By way of example, the firm bought an empty office building, Saviour House, within York’s city walls for £2.85m in November 2010. It has since completed an overhaul of the 24,904 sq ft building, re-let the space to Great Rail Journeys, Mott McDonald and law firm Harrison Goddard Foote before putting it back up for sale for £4.15m.
“That was quite a quick turnaround,” said Hyams, who is based at the firm’s Manchester office at a Bizspace development at Empress Mill in Old Trafford.
“We generally have a three-to-five year holding plan, but in that case we achieved what we needed to so put it back on the market.”
Other recent turnarounds have included Crewe213 – a 213,000 sq ft unit at the Crewe Gates Industrial Estate on a 9.4-acre site. The unit was bought in October 2010, refurbished, re-let to Warehouse One Distribution on a ten-year lease at an annual rent of £693,196 (£3.50 per sq ft) and has been placed back on the market with a price tag of £6.65m.

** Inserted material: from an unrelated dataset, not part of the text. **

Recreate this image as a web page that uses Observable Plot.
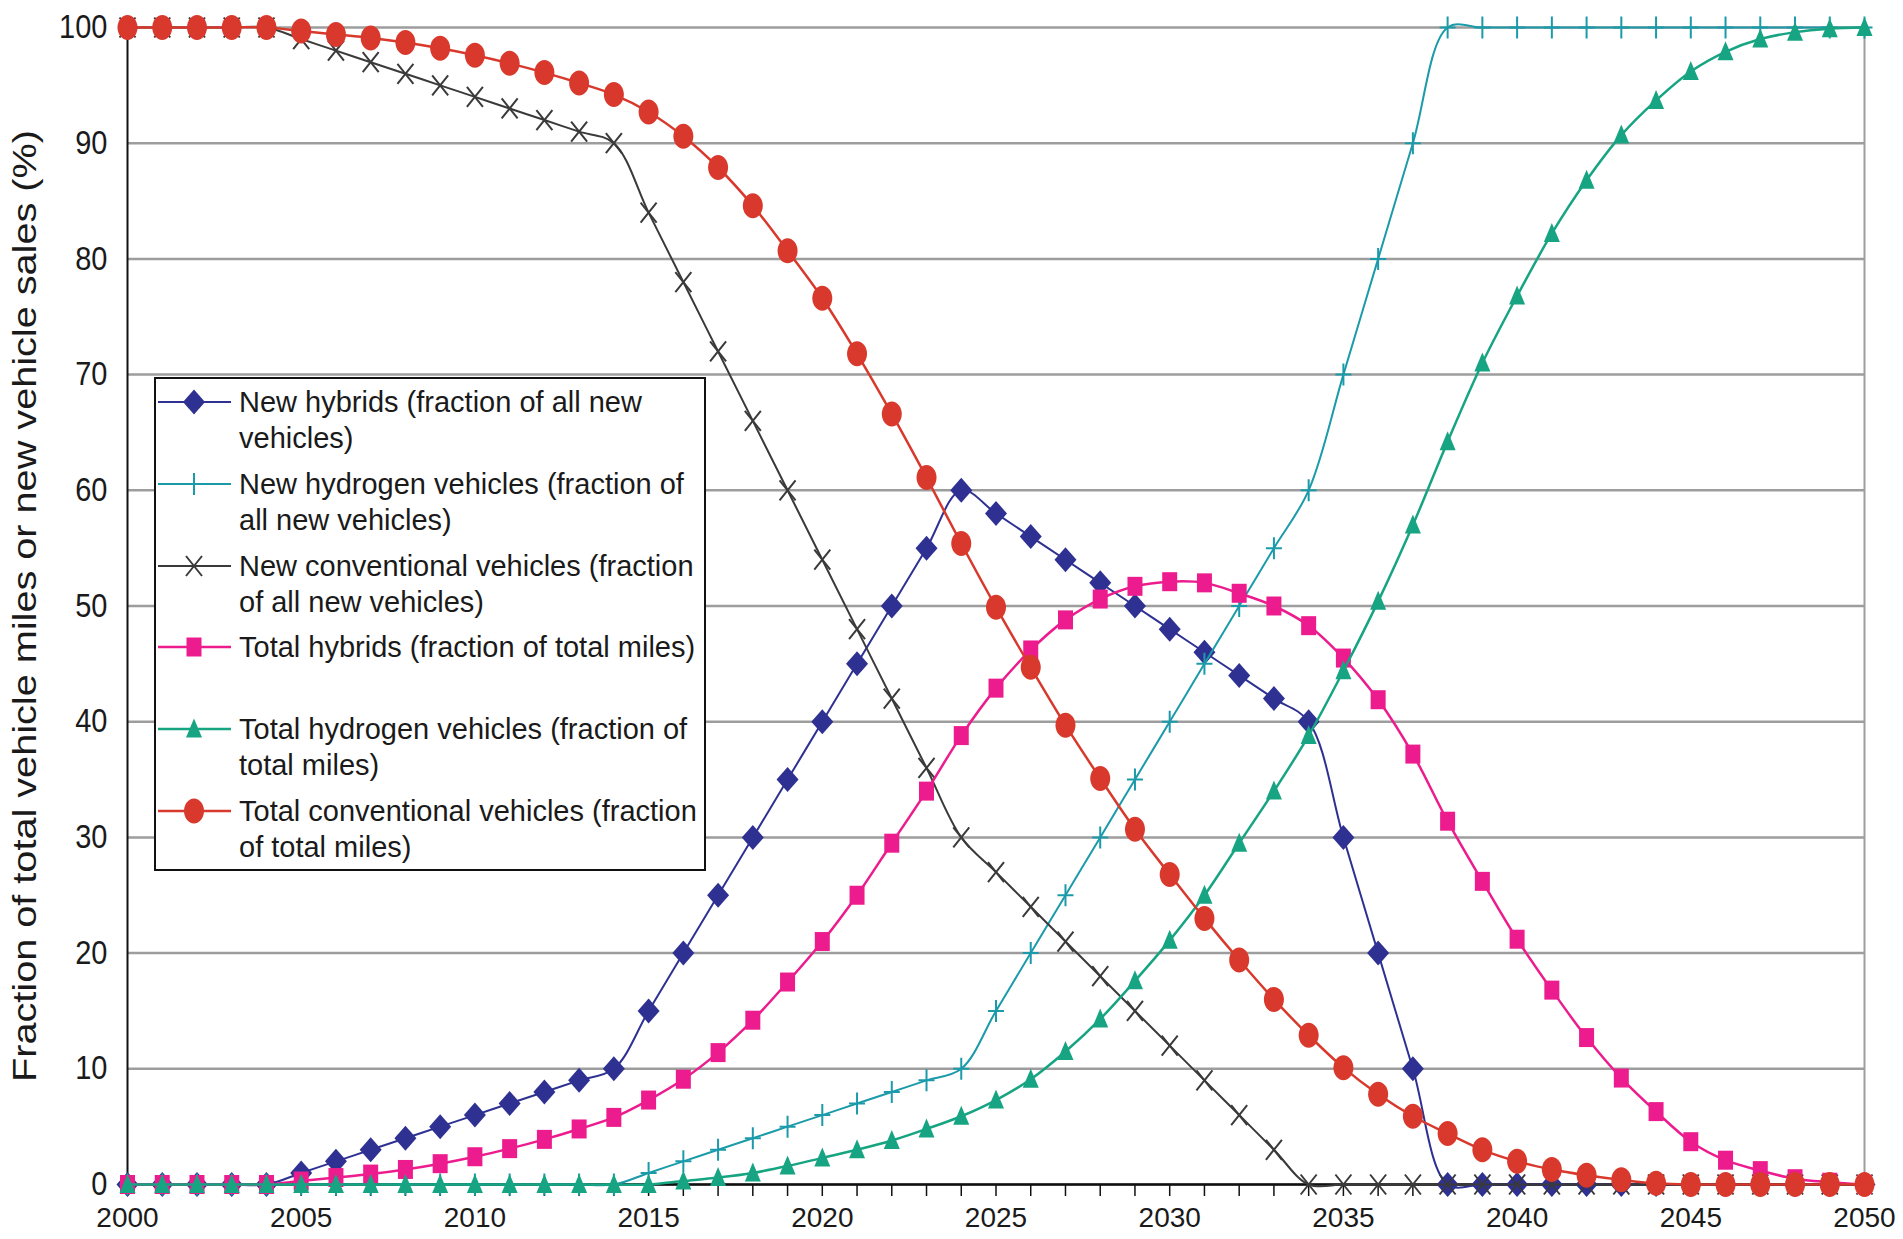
<!DOCTYPE html>
<html>
<head>
<meta charset="utf-8">
<script src="https://cdn.jsdelivr.net/npm/d3@7"></script>
<script src="https://cdn.jsdelivr.net/npm/@observablehq/plot@0.6"></script>
<style>
html, body { margin: 0; padding: 0; background: #fff; }
#wrap { position: relative; width: 1903px; height: 1239px; overflow: hidden; font-family: "Liberation Sans", Arial, sans-serif; }
#legend { position: absolute; left: 154px; top: 377px; width: 552px; height: 494px; box-sizing: border-box; border: 2px solid #111; background: #fff; }
.lt { position: absolute; left: 83px; height: 36px; line-height: 36px; font-size: 29px; color: #1a1a1a; white-space: nowrap; }
.ls { position: absolute; left: 2px; width: 76px; height: 36px; overflow: visible; }
</style>
</head>
<body>
<div id="wrap"></div>
<script>
// ---------------- data ----------------
const years = [2000,2001,2002,2003,2004,2005,2006,2007,2008,2009,2010,2011,2012,2013,2014,2015,2016,2017,2018,2019,2020,2021,2022,2023,2024,2025,2026,2027,2028,2029,2030,2031,2032,2033,2034,2035,2036,2037,2038,2039,2040,2041,2042,2043,2044,2045,2046,2047,2048,2049,2050];

const newHybrids = [0,0,0,0,0, 1,2,3,4,5,6,7,8,9,10, 15,20,25,30,35,40,45,50,55,60, 58,56,54,52,50,48,46,44,42,40, 30,20,10,0, 0,0,0,0,0,0,0,0,0,0,0,0];

const newHydrogen = [0,0,0,0,0,0,0,0,0,0,0,0,0,0,0, 1,2,3,4,5,6,7,8,9,10, 15,20,25,30,35,40,45,50,55,60, 70,80,90,100, 100,100,100,100,100,100,100,100,100,100,100,100];

const newConventional = [100,100,100,100,100, 99,98,97,96,95,94,93,92,91,90, 84,78,72,66,60,54,48,42,36,30, 27,24,21,18,15,12,9,6,3,0, 0,0,0,0,0,0,0,0,0,0,0,0,0,0,0,0];

const totalHybrids = [0,0,0,0,0, 0.3,0.6,0.9,1.3,1.8,2.4,3.1,3.9,4.8,5.8, 7.3,9.1,11.4,14.2,17.5,21.0,25.0,29.5,34.0,38.8, 42.9,46.2,48.8,50.6,51.7,52.1,52.0,51.1,50.0,48.3, 45.5,41.9,37.2,31.4,26.2,21.2,16.8,12.7,9.2,6.3, 3.7,2.1,1.2,0.5,0.2,0];

const totalHydrogen = [0,0,0,0,0,0,0,0,0,0,0,0,0,0,0,0, 0.3,0.6,1.0,1.6,2.3,3.0,3.8,4.8,5.9, 7.3,9.1,11.5,14.3,17.6,21.1,25.0,29.5,34.0,38.8, 44.4,50.4,57.0,64.2,71.0,76.8,82.2,86.8,90.7,93.7, 96.2,97.9,99.0,99.6,99.9,100];

const totalConventional = [100,100,100,100,100, 99.7,99.4,99.1,98.7,98.2,97.6,96.9,96.1,95.2,94.2, 92.7,90.6,87.9,84.6,80.7,76.6,71.8,66.6,61.1,55.4, 49.9,44.7,39.7,35.1,30.7,26.8,23.0,19.4,16.0,12.9, 10.1,7.8,5.9,4.4,3.0,2.0,1.3,0.8,0.4,0.1, 0,0,0,0,0,0];

const xLabelTicks = [2000,2005,2010,2015,2020,2025,2030,2035,2040,2045,2050];
const yTicks = [0,10,20,30,40,50,60,70,80,90,100];
const yTitle = "Fraction of total vehicle miles or new vehicle sales (%)";

const legendLabels = [
  ["New hybrids (fraction of all new", "vehicles)"],
  ["New hydrogen vehicles (fraction of", "all new vehicles)"],
  ["New conventional vehicles (fraction", "of all new vehicles)"],
  ["Total hybrids (fraction of total miles)"],
  ["Total hydrogen vehicles (fraction of", "total miles)"],
  ["Total conventional vehicles (fraction", "of total miles)"]
];

// ---------------- marker shapes ----------------
const K = 0.5523;
const symEllipse = { draw(c) { const rx = 10, ry = 12.5;
  c.moveTo(rx, 0);
  c.bezierCurveTo(rx, ry*K, rx*K, ry, 0, ry);
  c.bezierCurveTo(-rx*K, ry, -rx, ry*K, -rx, 0);
  c.bezierCurveTo(-rx, -ry*K, -rx*K, -ry, 0, -ry);
  c.bezierCurveTo(rx*K, -ry, rx, -ry*K, rx, 0);
  c.closePath(); } };
const symDiamond = { draw(c) { c.moveTo(0, -12.5); c.lineTo(11, 0); c.lineTo(0, 12.5); c.lineTo(-11, 0); c.closePath(); } };
const symSquare = { draw(c) { c.moveTo(-7.5, -9.5); c.lineTo(7.5, -9.5); c.lineTo(7.5, 9.5); c.lineTo(-7.5, 9.5); c.closePath(); } };
const symTriangle = { draw(c) { c.moveTo(0, -10.5); c.lineTo(8, 8.5); c.lineTo(-8, 8.5); c.closePath(); } };
const symPlus = { draw(c) { c.moveTo(-8, 0); c.lineTo(8, 0); c.moveTo(0, -11); c.lineTo(0, 11); } };
const symTimes = { draw(c) { c.moveTo(-8, -10); c.lineTo(8, 10); c.moveTo(8, -10); c.lineTo(-8, 10); } };

const seriesStyle = [
  { values: newHybrids,        color: "#2e3192", sym: symDiamond,  filled: true,  lw: 2 },
  { values: newHydrogen,       color: "#1b9aaa", sym: symPlus,     filled: false, lw: 2 },
  { values: newConventional,   color: "#3a3a3a", sym: symTimes,    filled: false, lw: 2 },
  { values: totalHybrids,      color: "#ec1c8e", sym: symSquare,   filled: true,  lw: 2.5 },
  { values: totalHydrogen,     color: "#17a482", sym: symTriangle, filled: true,  lw: 2.5 },
  { values: totalConventional, color: "#d8392c", sym: symEllipse,  filled: true,  lw: 2.5 }
];

// ---------------- chart ----------------
const marks = [
  Plot.gridY(yTicks, { stroke: "#9d9d9d", strokeWidth: 2.5, strokeOpacity: 1 }),
  Plot.ruleX([2050], { y1: 0, y2: 100, stroke: "#9d9d9d", strokeWidth: 2 }),
  Plot.axisY(yTicks, { tickSize: 0, tickPadding: 20, tickFormat: d => String(d), label: null, fontSize: 29, fill: "#1a1a1a" }),
  Plot.axisX(years, { tickSize: 12, tickFormat: () => "", label: null, stroke: "#111", strokeWidth: 1.5 }),
  Plot.axisX(xLabelTicks, { tickSize: 0, tickPadding: 23, tickFormat: d => String(d), label: null, fontSize: 28, fill: "#1a1a1a" }),
  Plot.ruleX([2000], { stroke: "#111", strokeWidth: 2 }),
  Plot.ruleY([0], { stroke: "#111", strokeWidth: 2.5 }),
  Plot.text([yTitle], { frameAnchor: "left", rotate: -90, dx: -102, fontSize: 34, fill: "#1a1a1a", textAnchor: "middle" })
];

seriesStyle.forEach(s => {
  const data = years.map((year, i) => ({ year, value: s.values[i] }));
  marks.push(Plot.line(data, { x: "year", y: "value", stroke: s.color, strokeWidth: s.lw, curve: "catmull-rom" }));
  marks.push(Plot.dot(data, {
    x: "year", y: "value", symbol: s.sym, r: 5,
    fill: s.filled ? s.color : "none",
    stroke: s.filled ? "none" : s.color,
    strokeWidth: s.filled ? 0 : 2
  }));
});

const chart = Plot.plot({
  width: 1903, height: 1239,
  marginLeft: 127, marginRight: 39, marginTop: 27, marginBottom: 55,
  x: { domain: [2000, 2050] },
  y: { domain: [0, 100] },
  style: { fontFamily: "'Liberation Sans', Arial, sans-serif", fontSize: "29px", background: "#fff", color: "#1a1a1a", overflow: "hidden" },
  marks
});

const wrap = document.getElementById("wrap");
wrap.appendChild(chart);

// slightly taller glyphs for the y tick labels, as in the reference
chart.querySelectorAll('g[aria-label="y-axis tick label"] text').forEach(t => {
  const tr = t.getAttribute("transform");
  if (tr) t.setAttribute("transform", tr + " scale(1,1.15)");
});
// stretch y title to its length in the reference
chart.querySelectorAll('g[aria-label="text"] text').forEach(t => {
  t.setAttribute("textLength", "952");
  t.setAttribute("lengthAdjust", "spacingAndGlyphs");
});

// ---------------- legend ----------------
const legend = document.createElement("div");
legend.id = "legend";
wrap.appendChild(legend);
const entryStep = 81.8;
legendLabels.forEach((lines, i) => {
  const s = seriesStyle[i];
  const center = 23 + i * entryStep;
  const sw = document.createElementNS("http://www.w3.org/2000/svg", "svg");
  sw.setAttribute("class", "ls");
  sw.setAttribute("width", "76");
  sw.setAttribute("height", "36");
  sw.style.top = (center - 18) + "px";
  const ln = document.createElementNS("http://www.w3.org/2000/svg", "line");
  ln.setAttribute("x1", "0"); ln.setAttribute("x2", "73");
  ln.setAttribute("y1", "18"); ln.setAttribute("y2", "18");
  ln.setAttribute("stroke", s.color); ln.setAttribute("stroke-width", s.lw);
  sw.appendChild(ln);
  const mk = document.createElementNS("http://www.w3.org/2000/svg", "path");
  mk.setAttribute("d", d3.symbol(s.sym)());
  mk.setAttribute("transform", "translate(36,18)");
  mk.setAttribute("fill", s.filled ? s.color : "none");
  mk.setAttribute("stroke", s.filled ? "none" : s.color);
  mk.setAttribute("stroke-width", s.filled ? 0 : 2);
  sw.appendChild(mk);
  legend.appendChild(sw);
  lines.forEach((txt, j) => {
    const d = document.createElement("div");
    d.className = "lt";
    d.style.top = (center - 18 + j * 36) + "px";
    d.textContent = txt;
    legend.appendChild(d);
  });
});
</script>
</body>
</html>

In Bromborough, it bought the 126,689 sq ft Thermal Ceramics production unit at Wirral International Business Park and renegotiated a previously-agreed break clause before putting the unit back out to market with an asking price of £3.05m.
Hyams said the firm had recently invested £500,000 in the Deva Centre on the Salford/Manchester city centre border, which it has now rebranded as Deva City Office Park.
The complex, which is on the site of the former Threlfalls brewery, offers car parking with direct access to Trinity Wat and the city’s inner ring road off but also improving links to the city centre through Bruntwood’s Riverside complex and the Irwell River Park project.
“Work is ongoing with Network Rail to install improved lighting within the railway arches via its pedestrian entrance off Chapel St.
“It’s sensibly-priced and it gives occupiers their own front door. As a product it’s quite distinctive in the city.”
The quoting rent is £15 per sq ft.
Highcross was founded in 1982 by Sir Peter Michael, who invented the split-screen technology now used on rolling news channels worldwide.
The company, which is based at Newbury in Berkshire, was initially used for his own property investments but has subsequently completed three fundraisings bringing in £1.5bn.